Recipe: Easy Apple Galette

Easy Apple Galette. (Stacey Little / Southern Bite)
Impress your guests with the perfect fall dessert.
Easy Apple Galette
Click here for the original recipe.
Prep time: 25 minutes
Cook time: 40 minutes
Serves: 8
Ingredients
- 1 refrigerated rolled pie crust
- 1½ pounds Granny Smith apples (3 to 4 apples)
- ¼ cup firmly packed light brown sugar
- 1 tablespoon fresh lemon juice
- 1 tablespoon cornstarch
- 1 teaspoon ground cinnamon
- 1/8 teaspoon ground nutmeg
- 1/8 teaspoon salt
- 1 large egg
- 1 teaspoon water
- coarse sugar
- 3 tablespoons apple or apricot jelly
Instructions
- Allow the pie crust dough to stand at room temperature for about 15 minutes, then unroll it on a large sheet of parchment paper.
- Use a rolling pin to roll the pie dough out to a circle about 12 inches across.
- Use the parchment paper to transfer the crust to a large, rimmed baking sheet.
- Place in the refrigerator.
- Preheat the oven to 400 degrees.
- Peel, core and slice the apples into 1/8-inch to 1/4-inch slices. Slice thinner for more tender apples or thicker for more texture.
- Add the apple slices to a large bowl and toss with the brown sugar, lemon juice, cornstarch, cinnamon, nutmeg and salt.
- Remove the crust from the fridge. Use a slotted spoon to transfer the apples into the center of the crust, allowing the liquid to remain in the bowl. Discard the liquid. Leave about a 2-inch border around the edge of the dough.
- Carefully fold the edges over onto the apples, crimping the edges that overlap together.
- In a small bowl, whisk the egg and water together to create an egg wash.
- Gently brush the egg wash mixture over the edges of the crust and sprinkle with coarse sugar, if desired.
- Bake for 35 to 45 minutes or until the crust is deep golden brown and the filling is bubbling.
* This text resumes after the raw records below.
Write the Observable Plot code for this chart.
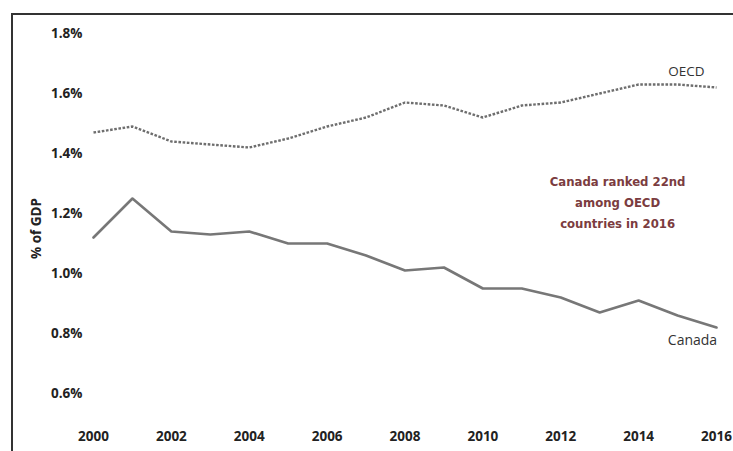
<!DOCTYPE html>
<html>
<head>
<meta charset="utf-8">
<script src="https://cdn.jsdelivr.net/npm/d3@7"></script>
<script src="https://cdn.jsdelivr.net/npm/@observablehq/plot@0.6"></script>
<style>
  html, body { margin: 0; padding: 0; background: #fff; }
  #wrap { position: relative; width: 733px; height: 451px; }
  #frame { position: absolute; left: 11px; top: 13px; right: 0; bottom: 0;
           border-top: 2px solid #333; border-left: 2px solid #333; pointer-events: none; }
</style>
</head>
<body>
<div id="wrap"><div id="frame"></div></div>
<script>
const years = [2000,2001,2002,2003,2004,2005,2006,2007,2008,2009,2010,2011,2012,2013,2014,2015,2016];
const oecd   = [1.47,1.49,1.44,1.43,1.42,1.45,1.49,1.52,1.57,1.56,1.52,1.56,1.57,1.60,1.63,1.63,1.62];
const canada = [1.12,1.25,1.14,1.13,1.14,1.10,1.10,1.06,1.01,1.02,0.95,0.95,0.92,0.87,0.91,0.86,0.82];
const yTicks = [0.6,0.8,1.0,1.2,1.4,1.6,1.8];
const xTicks = [2000,2002,2004,2006,2008,2010,2012,2014,2016];
const seriesLabels = ["OECD","Canada"];
const yLabel = "% of GDP";
const yLabelValue = 1.15;
const noteText = "Canada ranked 22nd\namong OECD\ncountries in 2016";
const noteYear = 2013.46;
const noteValue = 1.243;

const oecdData = years.map((y,i) => ({year: y, value: oecd[i]}));
const canData = years.map((y,i) => ({year: y, value: canada[i]}));
const last = years.length - 1;

const font = "'Open Sans', 'DejaVu Sans', sans-serif";

const chart = Plot.plot({
  width: 733,
  height: 451,
  marginLeft: 93,
  marginRight: 17,
  marginTop: 33,
  marginBottom: 58,
  style: {fontFamily: font, background: "transparent", overflow: "visible"},
  x: {domain: [2000, 2016]},
  y: {domain: [0.6, 1.8]},
  marks: [
    Plot.axisY({ticks: yTicks, tickSize: 0, tickPadding: 11, tickFormat: d => d.toFixed(1) + "%",
      fontSize: 13.5, fontWeight: "bold", fill: "#222", label: null}),
    Plot.axisX({ticks: xTicks, tickSize: 0, tickPadding: 38, tickFormat: d => String(d),
      fontSize: 13.5, fontWeight: "bold", fill: "#222", label: null}),
    Plot.text([yLabel], {frameAnchor: "left", y: yLabelValue, text: d => d, rotate: -90, dx: -57,
      textAnchor: "middle", fontSize: 13.5, fontWeight: "bold", fill: "#222"}),
    Plot.line(oecdData, {x: "year", y: "value", stroke: "#6e6e6e", strokeWidth: 2.4,
      strokeDasharray: "2.6,1.6", strokeLinecap: "butt"}),
    Plot.line(canData, {x: "year", y: "value", stroke: "#777", strokeWidth: 2.6}),
    Plot.text([seriesLabels[0]], {x: years[last], y: oecd[last], text: d => d, dx: -30, dy: -16,
      fontSize: 13.5, fill: "#333"}),
    Plot.text([seriesLabels[1]], {x: years[last], y: canada[last], text: d => d, dx: -24, dy: 13,
      fontSize: 14, fill: "#333"}),
    Plot.text([noteText], {x: noteYear, y: noteValue, text: d => d, lineHeight: 1.6,
      fontSize: 13, fontWeight: "bold", fill: "#7b3c40",
      fontFamily: "'Liberation Sans Narrow', 'DejaVu Sans Condensed', sans-serif"})
  ]
});
document.getElementById("wrap").prepend(chart);
</script>
</body>
</html>
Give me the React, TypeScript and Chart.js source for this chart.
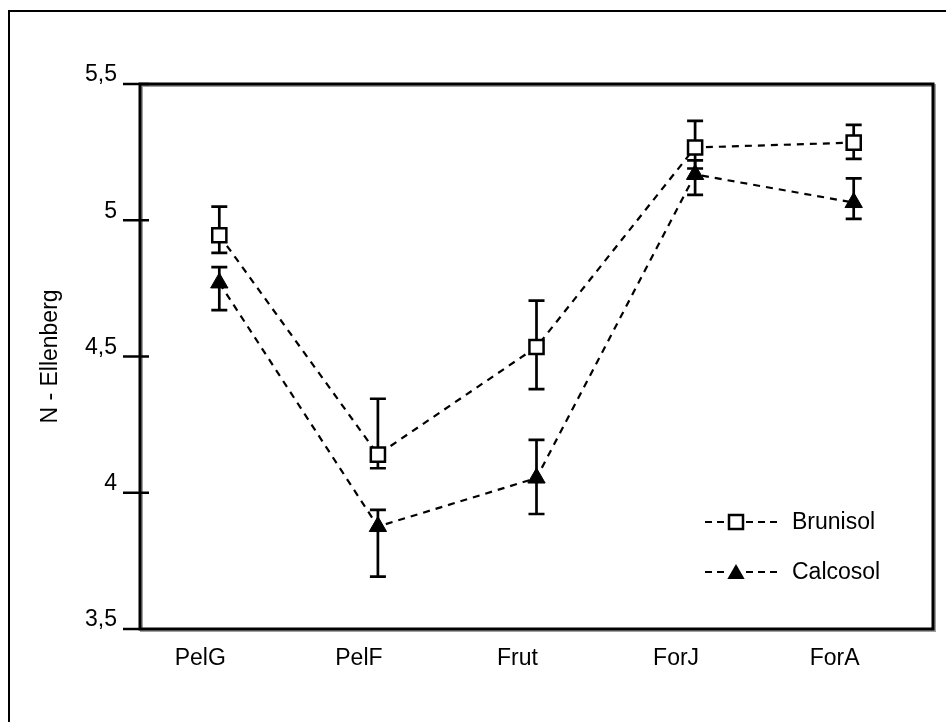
import React, { useEffect, useRef } from 'react';
import { Chart, registerables } from 'chart.js';

Chart.register(...registerables);

const categories = ['PelG', 'PelF', 'Frut', 'ForJ', 'ForA'];
const seriesNames = ['Brunisol', 'Calcosol'];

const brunisolMean = [4.945, 4.14, 4.535, 5.267, 5.285];
const brunisolLow = [4.88, 4.09, 4.38, 5.19, 5.225];
const brunisolHigh = [5.05, 4.345, 4.705, 5.365, 5.35];

const calcosolMean = [4.77, 3.876, 4.054, 5.168, 5.065];
const calcosolLow = [4.67, 3.692, 3.922, 5.093, 5.005];
const calcosolHigh = [4.828, 3.937, 4.194, 5.22, 5.154];

const yTickLabels = ['3,5', '4', '4,5', '5', '5,5'];
const yTitle = 'N - Ellenberg';

const FONT = '"Liberation Sans", Arial, Helvetica, sans-serif';

const errorBars = [
  { low: brunisolLow, high: brunisolHigh },
  { low: calcosolLow, high: calcosolHigh },
];

function drawTriangle(ctx: CanvasRenderingContext2D, x: number, y: number, r: number) {
  ctx.beginPath();
  ctx.moveTo(x, y - r);
  ctx.lineTo(x + Math.sin(Math.PI * 2 / 3) * r, y + r / 2);
  ctx.lineTo(x - Math.sin(Math.PI * 2 / 3) * r, y + r / 2);
  ctx.closePath();
}

const framePlugin = {
  id: 'framePlugin',
  beforeDatasetsDraw(chart: any) {
    const ctx: CanvasRenderingContext2D = chart.ctx;
    const { left, top, right, bottom } = chart.chartArea;
    ctx.save();
    // outer frame
    ctx.strokeStyle = '#000';
    ctx.lineWidth = 2;
    ctx.beginPath();
    ctx.moveTo(9, chart.height);
    ctx.lineTo(9, 11);
    ctx.lineTo(chart.width, 11);
    ctx.stroke();
    // plot box shadow + box
    ctx.strokeStyle = '#a0a0a0';
    ctx.lineWidth = 3;
    ctx.strokeRect(left + 1.5, top + 1.5, right - left, bottom - top);
    ctx.strokeStyle = '#000';
    ctx.strokeRect(left, top, right - left, bottom - top);
    // y ticks
    const ys = chart.scales.y;
    ctx.lineWidth = 2.5;
    ys.ticks.forEach((_t: any, i: number) => {
      const py = ys.getPixelForTick(i);
      ctx.beginPath();
      ctx.moveTo(left - 17, py);
      ctx.lineTo(i === 0 ? left : left + 9, py);
      ctx.stroke();
    });
    // error bars
    const yScale = chart.scales.y;
    ctx.lineWidth = 2.7;
    ctx.setLineDash([]);
    errorBars.forEach((eb, di) => {
      const meta = chart.getDatasetMeta(di);
      meta.data.forEach((pt: any, j: number) => {
        const x = pt.x;
        const yl = yScale.getPixelForValue(eb.low[j]);
        const yh = yScale.getPixelForValue(eb.high[j]);
        ctx.beginPath();
        ctx.moveTo(x, yl);
        ctx.lineTo(x, yh);
        ctx.moveTo(x - 8, yl);
        ctx.lineTo(x + 8, yl);
        ctx.moveTo(x - 8, yh);
        ctx.lineTo(x + 8, yh);
        ctx.stroke();
      });
    });
    ctx.restore();
  },
  afterDatasetsDraw(chart: any) {
    const ctx: CanvasRenderingContext2D = chart.ctx;
    const { right, bottom } = chart.chartArea;
    ctx.save();
    const rows = [bottom - 107, bottom - 57];
    const x0 = right - 228;
    const mx = right - 197;
    const x1 = right - 155;
    const tx = right - 141;
    chart.data.datasets.forEach((ds: any, i: number) => {
      const y = rows[i];
      ctx.strokeStyle = '#000';
      ctx.lineWidth = 2;
      ctx.setLineDash([7, 5]);
      ctx.beginPath();
      ctx.moveTo(x0, y);
      ctx.lineTo(mx - 9, y);
      ctx.stroke();
      ctx.beginPath();
      ctx.moveTo(mx + 10, y);
      ctx.lineTo(x1, y);
      ctx.stroke();
      ctx.setLineDash([]);
      if (i === 0) {
        ctx.fillStyle = '#fff';
        ctx.lineWidth = 2.5;
        ctx.fillRect(mx - 7, y - 7, 14, 14);
        ctx.strokeRect(mx - 7, y - 7, 14, 14);
      } else {
        ctx.fillStyle = '#000';
        drawTriangle(ctx, mx, y + 2, 10);
        ctx.fill();
      }
      ctx.fillStyle = '#000';
      ctx.font = `23px ${FONT}`;
      ctx.textAlign = 'left';
      ctx.textBaseline = 'middle';
      ctx.fillText(ds.label, tx, y + 1);
    });
    ctx.restore();
  },
};

export default function App() {
  const ref = useRef<HTMLCanvasElement | null>(null);
  useEffect(() => {
    if (!ref.current) return;
    const chart = new Chart(ref.current, {
      type: 'line',
      data: {
        labels: categories,
        datasets: [
          {
            label: seriesNames[0],
            data: brunisolMean,
            borderColor: '#000',
            borderWidth: 2.2,
            borderDash: [7, 6],
            pointStyle: 'rect',
            pointRadius: 10,
            pointBackgroundColor: '#fff',
            pointBorderColor: '#000',
            pointBorderWidth: 2.5,
            fill: false,
            tension: 0,
          },
          {
            label: seriesNames[1],
            data: calcosolMean,
            borderColor: '#000',
            borderWidth: 2.2,
            borderDash: [7, 6],
            pointStyle: 'triangle',
            pointRadius: 10,
            pointBackgroundColor: '#000',
            pointBorderColor: '#000',
            pointBorderWidth: 1,
            fill: false,
            tension: 0,
          },
        ],
      },
      options: {
        animation: false,
        responsive: true,
        maintainAspectRatio: false,
        layout: { padding: { top: 84, right: 13, left: 0, bottom: 0 } },
        plugins: {
          legend: { display: false },
          tooltip: { enabled: false },
        },
        scales: {
          x: {
            type: 'category',
            offset: true,
            grid: { display: false, drawTicks: false },
            border: { display: false },
            ticks: {
              color: '#000',
              font: { family: FONT, size: 23 },
              padding: 16,
              labelOffset: -19,
              maxRotation: 0,
              autoSkip: false,
            },
            afterFit: (s: any) => { s.height = 93; },
          },
          y: {
            min: 3.5,
            max: 5.5,
            grid: { display: false, drawTicks: false },
            border: { display: false },
            ticks: {
              stepSize: 0.5,
              color: '#000',
              font: { family: FONT, size: 23 },
              padding: 23,
              labelOffset: -9,
              callback: (_v: any, i: number) => yTickLabels[i],
            },
            title: {
              display: true,
              text: yTitle,
              color: '#000',
              font: { family: FONT, size: 23 },
              padding: { top: 37, bottom: 0 },
            },
            afterFit: (s: any) => { s.width = 140; },
          },
        },
      },
      plugins: [framePlugin],
    });
    return () => chart.destroy();
  }, []);
  return (
    <div style={{ position: 'fixed', left: 0, top: 0, width: 946, height: 722 }}>
      <canvas ref={ref} />
    </div>
  );
}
- Allow to cool on the pan for about 30 minutes before using the parchment to transfer the galette to a cooling rack to cool completely.
- Place the apple jelly in a small bowl and microwave 20 to 30 seconds or until melted.
- Brush the melted jelly over the apples.
- Slice and serve with whipped cream or a scoop of vanilla ice cream.
- Store, tightly sealed, at room temperature for up to two days or up to five days in the refrigerator.
Recipe notes
Nutritional information: 202 kilocalories; carbohydrates, 35 grams; fat, 6 grams.